H.P Lovecraft, collected works. How deep the roots of those iconic stories are; fascinating to see the whole framework, the dreadful depths beneath our ordinary lives, in a story written when he was about nine. Mine is a free epub edition, and very minimally organised: I'm just wandering into trackless swamp, lost in labyrinthine undercrofts. Came across the rats in the walls late last night, and welcomed it like a sister. What, you here too? Have also returned to Proust, for I think the eighth time, which I find both soothing and energising.

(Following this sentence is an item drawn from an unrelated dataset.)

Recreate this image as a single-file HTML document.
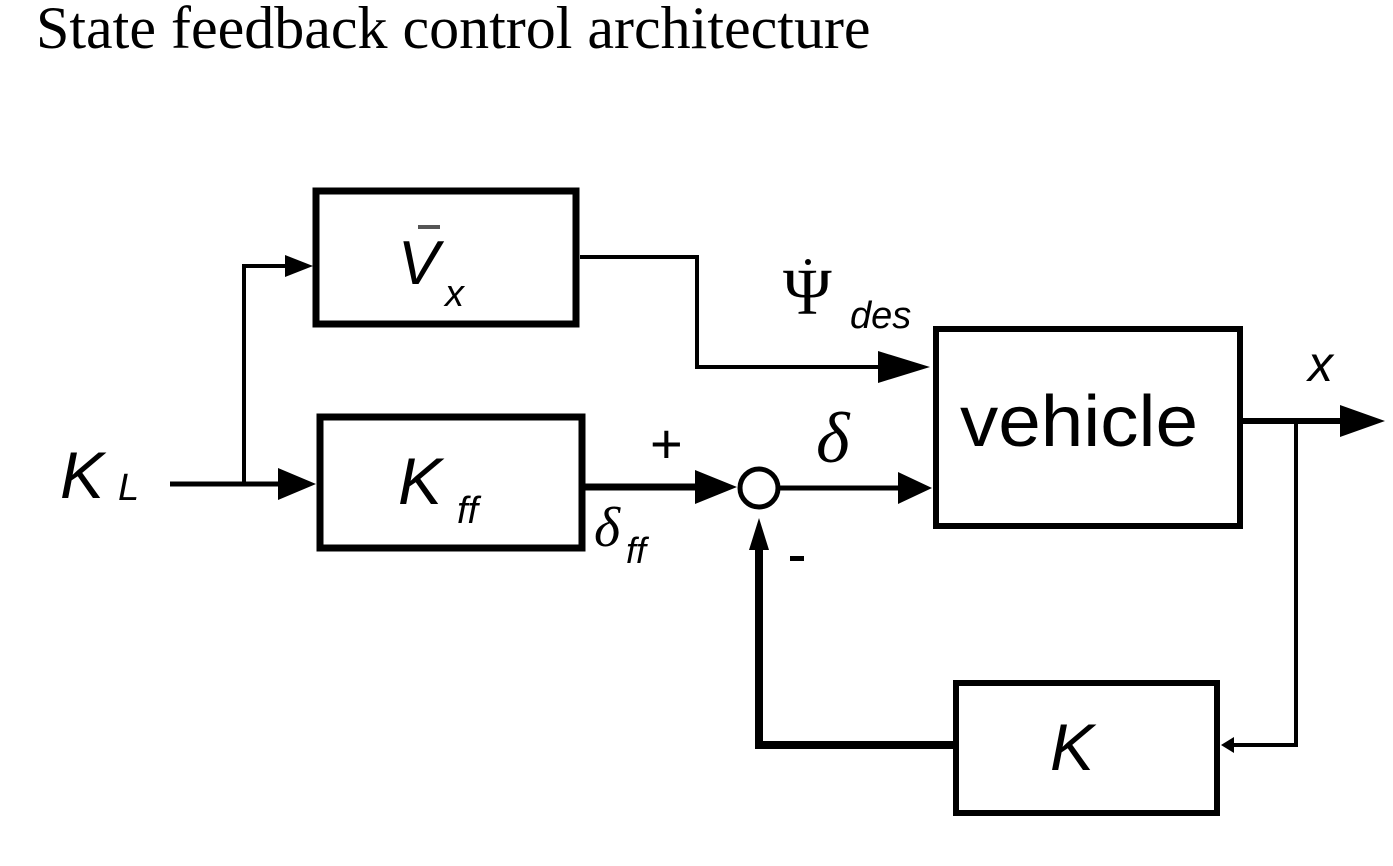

That musical evening, the thrill of Swann's final pas de deux with the "little phrase", already gone by; Madame Swann is at home right now, and between the pages, in the insanely luxurious recesses of her family life, I meet memories of my own times past.

Looking Forward To

A day out in London tomorrow, handing in a petition about the plight of workers for Amazon.com (Sigh, what a silly hobby I have, cf criticising the Tories), going to a new play reading in the evening, and I plan to visit Tate Britain between, because I haven't been for ages, and because they have a Sylvia Pankhurst exhibition. which I have almost missed.

Keynote picture is the rose chafers of course. Further garden news, three masses of spawn so far, two moved to the nursery pool, and one transferred to a bowl so I can watch to see if it's fertile. Three pair of frogs still frolicking, oh no, it's a population explosion, caused by me!